INDIAN RAILWAYS has announced an unprecedented programme of investment to raise capacity across the network. Under newly-appointed Chairman I I M S Rana, the Indian Railway Board is proposing to spend Rs260bn on new lines, further gauge conversion, double tracking and resignalling over the next seven years (p322).

On May 16 the Finance Ministry asked IR to provide detailed funding proposals. This suggests that the programme has strong government support, and will allow arrangements to be drawn up for securing finance from organisations that may include the World Bank, the Asian Development Bank, and the Japan Bank for International Co-operation.

IR's programme is geared mainly to raising capacity on the trunk lines in the 'Golden Quadrilateral' linking the major cities of Delhi, Mumbai, Kolkata and Chennai. Around Rs130bn is earmarked for improvements to these busy routes, with completion of electrification along the Bay of Bengal coast between Kharagpur and Bhubaneswar due by March 2003.

A start has been made on wiring the Chennai - Pune main line, with work proceeding between Guntakal and Renigunta. This is due to be finished by March 2004, leaving only the Guntakal - Pune section without electrification. Although no date has been set for this to be completed, surveying is in progress.

Another Rs120bn is intended for resignalling and other safety-related projects, finance for which will come from the Special Railway Safety Fund authorised by the Prime Minister in July last year.

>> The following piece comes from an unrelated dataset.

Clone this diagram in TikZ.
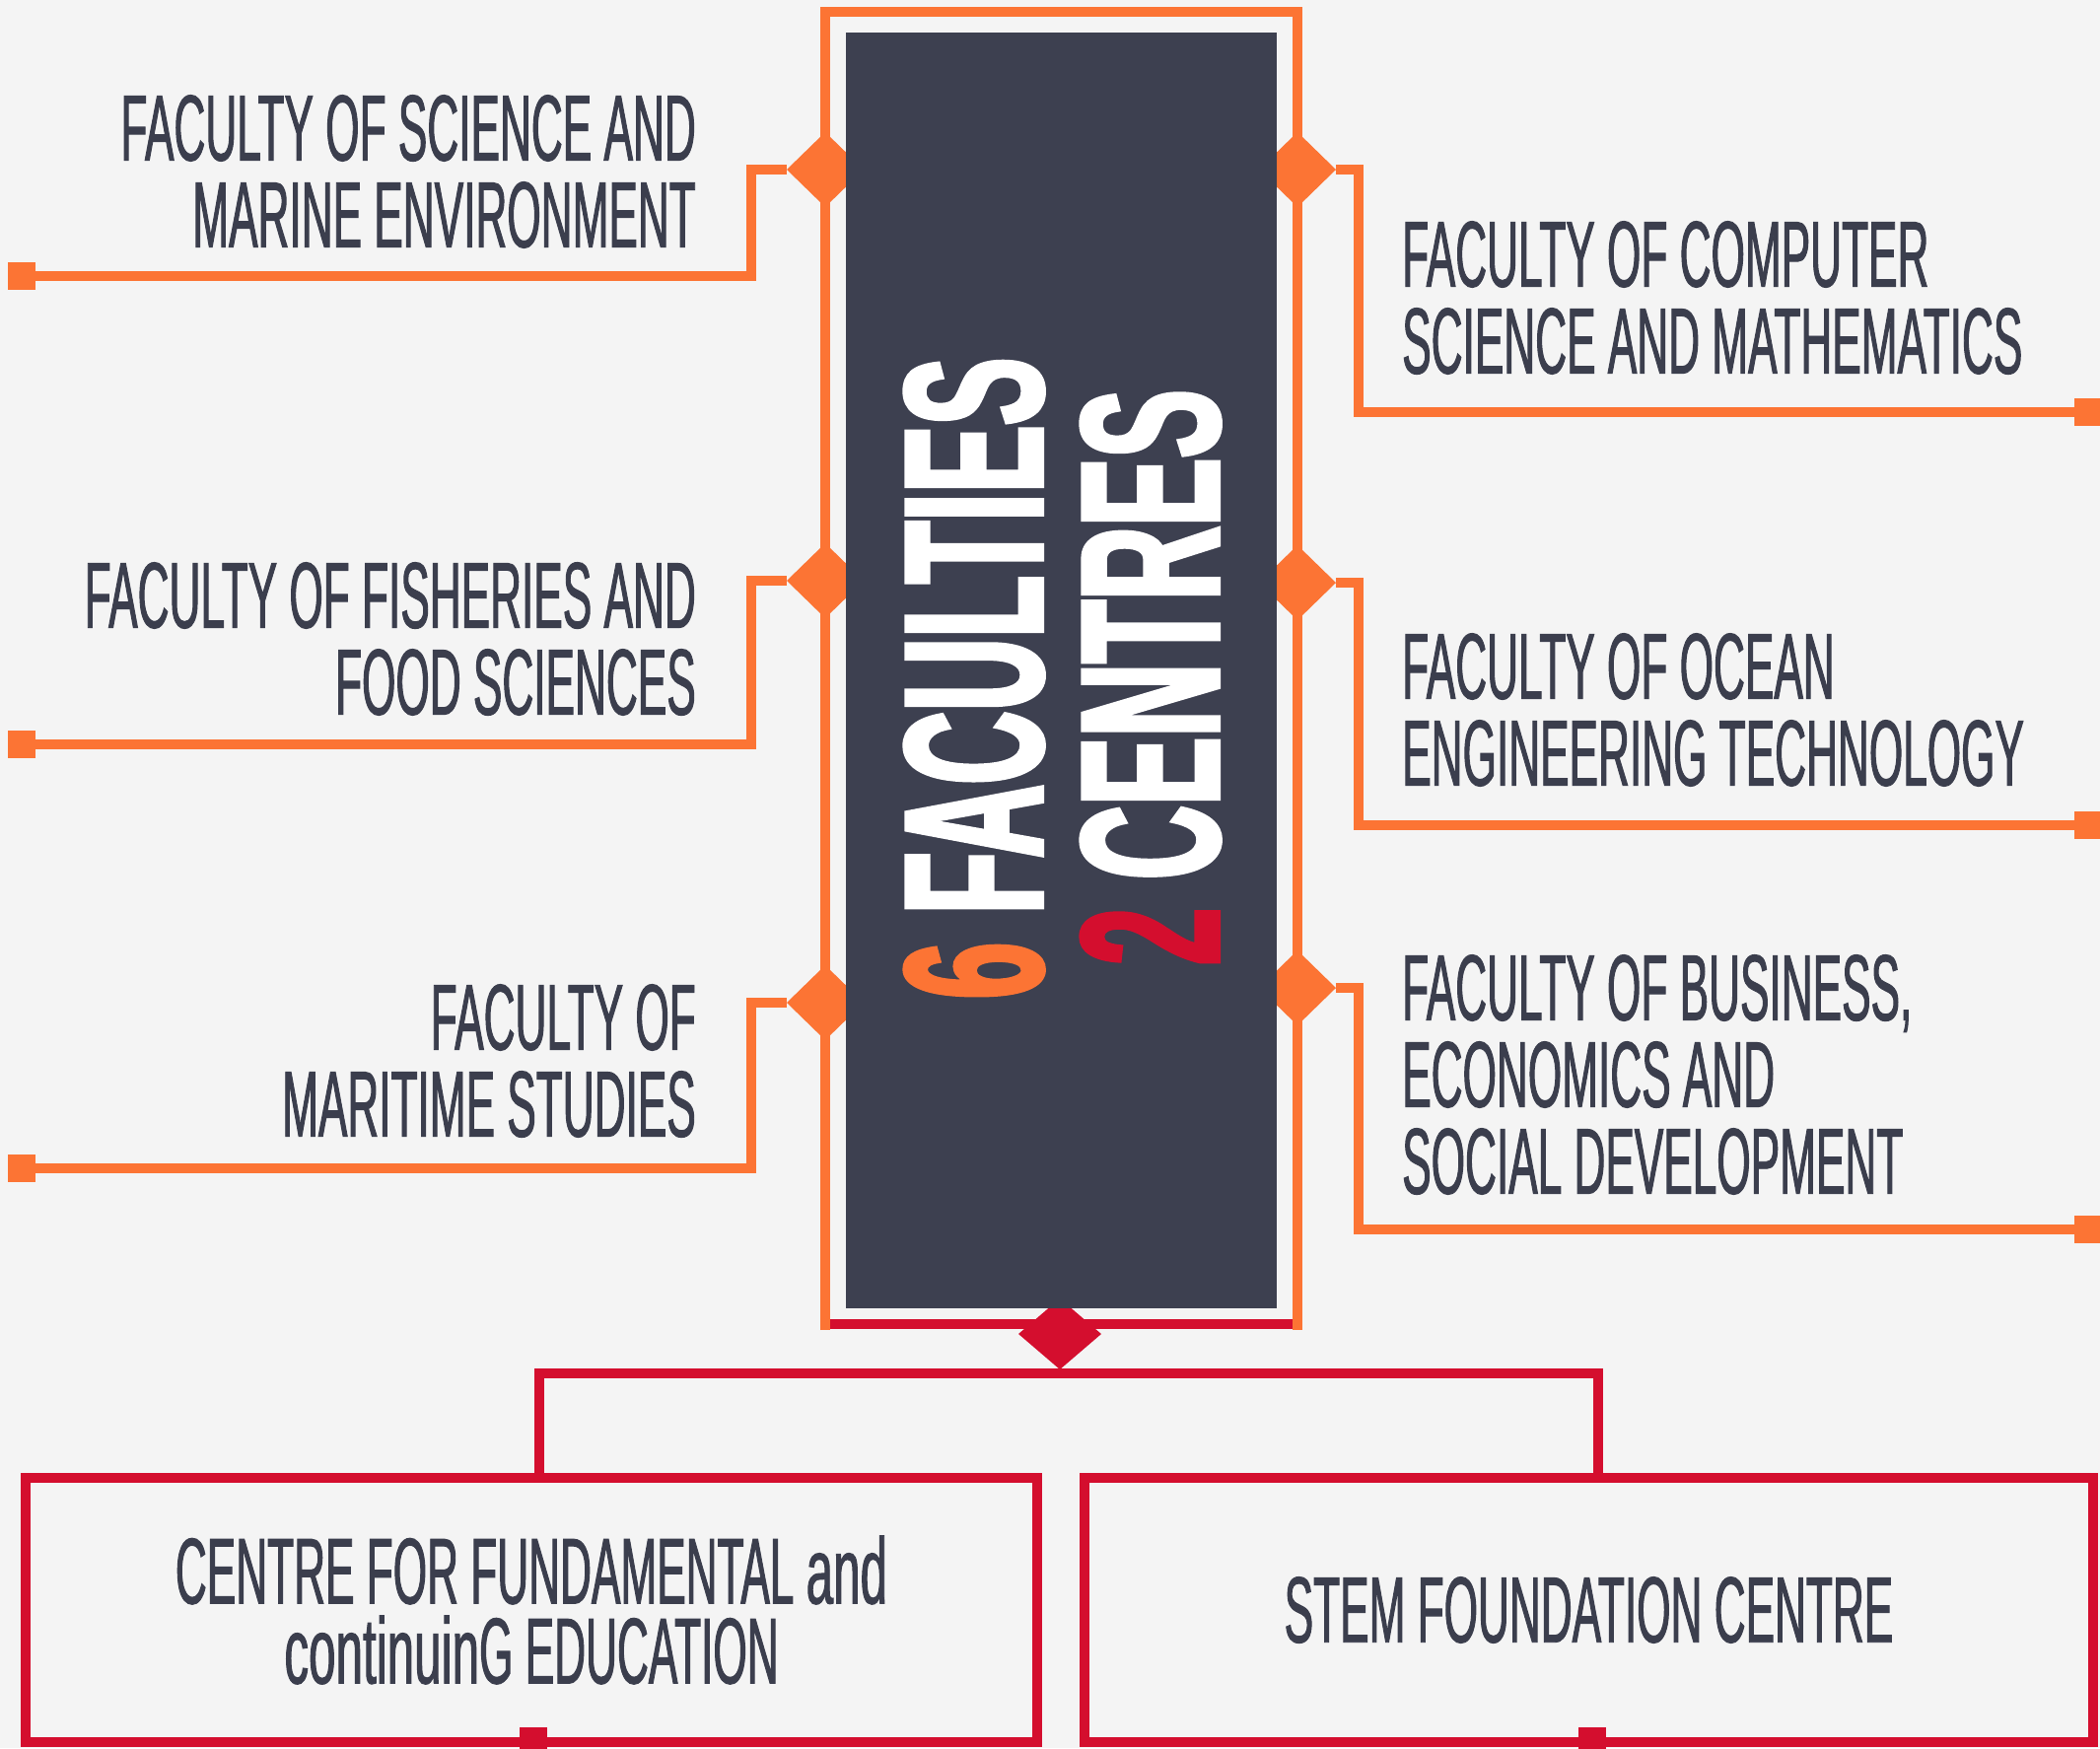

Although in the accompanying interview IR Chairman I I M S Rana is non-committal about the possibility of reform in response to the Rakesh Mohan Committee's report on IR, there are suggestions that the Indian Railway Board is starting to take the prospect of major change seriously.

Railways Minister Nitish Kumar presented a 'status paper' to Parliament on May 16 in which there are hints of an end to the status quo as the government urges IR to move towards commercial viability. Halting the cross-subsidy of passenger services from freight revenues, for example, is now on the agenda for discussion, as is the disposal of non-core businesses. One suggestion would see IR's rolling stock and loco plants reorganised to allow them to export more effectively.

Whether the Board - or the government - is prepared to confront the fundamental issue of restructuring IR is another matter.